▶ [Given exercise]: Omit all pictures. Copy the rest of the material exactly.

▶ [Provided material]:
########

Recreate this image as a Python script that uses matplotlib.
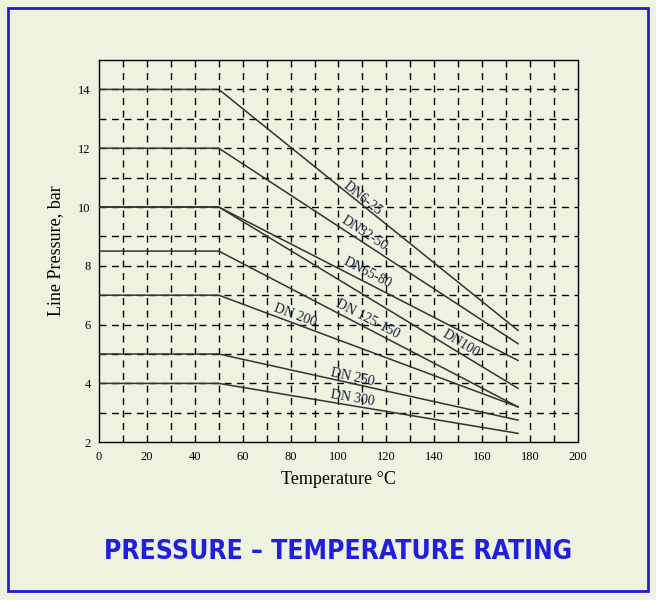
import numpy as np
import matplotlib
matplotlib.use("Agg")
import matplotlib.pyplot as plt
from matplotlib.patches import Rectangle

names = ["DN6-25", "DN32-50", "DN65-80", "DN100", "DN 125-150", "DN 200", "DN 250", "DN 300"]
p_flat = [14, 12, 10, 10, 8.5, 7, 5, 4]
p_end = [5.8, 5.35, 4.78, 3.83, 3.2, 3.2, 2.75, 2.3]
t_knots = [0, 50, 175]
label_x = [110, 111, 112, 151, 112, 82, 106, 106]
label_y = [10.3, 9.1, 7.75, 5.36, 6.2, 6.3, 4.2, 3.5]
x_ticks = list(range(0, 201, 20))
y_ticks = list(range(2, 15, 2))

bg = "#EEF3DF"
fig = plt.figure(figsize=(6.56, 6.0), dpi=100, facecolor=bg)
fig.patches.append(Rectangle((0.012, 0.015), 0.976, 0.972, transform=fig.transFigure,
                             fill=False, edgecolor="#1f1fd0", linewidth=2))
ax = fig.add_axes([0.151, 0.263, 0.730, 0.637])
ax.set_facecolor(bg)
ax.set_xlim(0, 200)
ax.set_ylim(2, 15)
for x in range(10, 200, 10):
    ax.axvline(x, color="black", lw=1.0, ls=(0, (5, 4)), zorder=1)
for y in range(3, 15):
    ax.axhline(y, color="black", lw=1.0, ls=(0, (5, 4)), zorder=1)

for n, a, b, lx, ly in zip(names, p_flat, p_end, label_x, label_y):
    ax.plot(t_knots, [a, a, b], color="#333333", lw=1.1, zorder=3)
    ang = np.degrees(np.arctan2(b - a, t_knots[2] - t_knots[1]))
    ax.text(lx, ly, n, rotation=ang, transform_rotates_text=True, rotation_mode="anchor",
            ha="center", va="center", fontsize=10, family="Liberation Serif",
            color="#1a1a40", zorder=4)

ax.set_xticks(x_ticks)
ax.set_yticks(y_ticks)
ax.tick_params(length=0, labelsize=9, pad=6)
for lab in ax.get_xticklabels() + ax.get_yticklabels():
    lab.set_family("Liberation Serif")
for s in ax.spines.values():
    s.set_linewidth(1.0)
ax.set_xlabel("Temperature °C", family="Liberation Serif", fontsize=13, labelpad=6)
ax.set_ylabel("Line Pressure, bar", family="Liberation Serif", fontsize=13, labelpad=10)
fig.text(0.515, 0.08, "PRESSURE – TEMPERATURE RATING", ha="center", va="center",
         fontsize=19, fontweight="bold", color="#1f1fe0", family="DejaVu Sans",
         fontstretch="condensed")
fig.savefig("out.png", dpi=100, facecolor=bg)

########

▶ [Answer]:
Recreate this image as a Python script that uses matplotlib.
import numpy as np
import matplotlib
matplotlib.use("Agg")
import matplotlib.pyplot as plt
from matplotlib.patches import Rectangle

names = ["DN6-25", "DN32-50", "DN65-80", "DN100", "DN 125-150", "DN 200", "DN 250", "DN 300"]
p_flat = [14, 12, 10, 10, 8.5, 7, 5, 4]
p_end = [5.8, 5.35, 4.78, 3.83, 3.2, 3.2, 2.75, 2.3]
t_knots = [0, 50, 175]
label_x = [110, 111, 112, 151, 112, 82, 106, 106]
label_y = [10.3, 9.1, 7.75, 5.36, 6.2, 6.3, 4.2, 3.5]
x_ticks = list(range(0, 201, 20))
y_ticks = list(range(2, 15, 2))

bg = "#EEF3DF"
fig = plt.figure(figsize=(6.56, 6.0), dpi=100, facecolor=bg)
fig.patches.append(Rectangle((0.012, 0.015), 0.976, 0.972, transform=fig.transFigure,
                             fill=False, edgecolor="#1f1fd0", linewidth=2))
ax = fig.add_axes([0.151, 0.263, 0.730, 0.637])
ax.set_facecolor(bg)
ax.set_xlim(0, 200)
ax.set_ylim(2, 15)
for x in range(10, 200, 10):
    ax.axvline(x, color="black", lw=1.0, ls=(0, (5, 4)), zorder=1)
for y in range(3, 15):
    ax.axhline(y, color="black", lw=1.0, ls=(0, (5, 4)), zorder=1)

for n, a, b, lx, ly in zip(names, p_flat, p_end, label_x, label_y):
    ax.plot(t_knots, [a, a, b], color="#333333", lw=1.1, zorder=3)
    ang = np.degrees(np.arctan2(b - a, t_knots[2] - t_knots[1]))
    ax.text(lx, ly, n, rotation=ang, transform_rotates_text=True, rotation_mode="anchor",
            ha="center", va="center", fontsize=10, family="Liberation Serif",
            color="#1a1a40", zorder=4)

ax.set_xticks(x_ticks)
ax.set_yticks(y_ticks)
ax.tick_params(length=0, labelsize=9, pad=6)
for lab in ax.get_xticklabels() + ax.get_yticklabels():
    lab.set_family("Liberation Serif")
for s in ax.spines.values():
    s.set_linewidth(1.0)
ax.set_xlabel("Temperature °C", family="Liberation Serif", fontsize=13, labelpad=6)
ax.set_ylabel("Line Pressure, bar", family="Liberation Serif", fontsize=13, labelpad=10)
fig.text(0.515, 0.08, "PRESSURE – TEMPERATURE RATING", ha="center", va="center",
         fontsize=19, fontweight="bold", color="#1f1fe0", family="DejaVu Sans",
         fontstretch="condensed")
fig.savefig("out.png", dpi=100, facecolor=bg)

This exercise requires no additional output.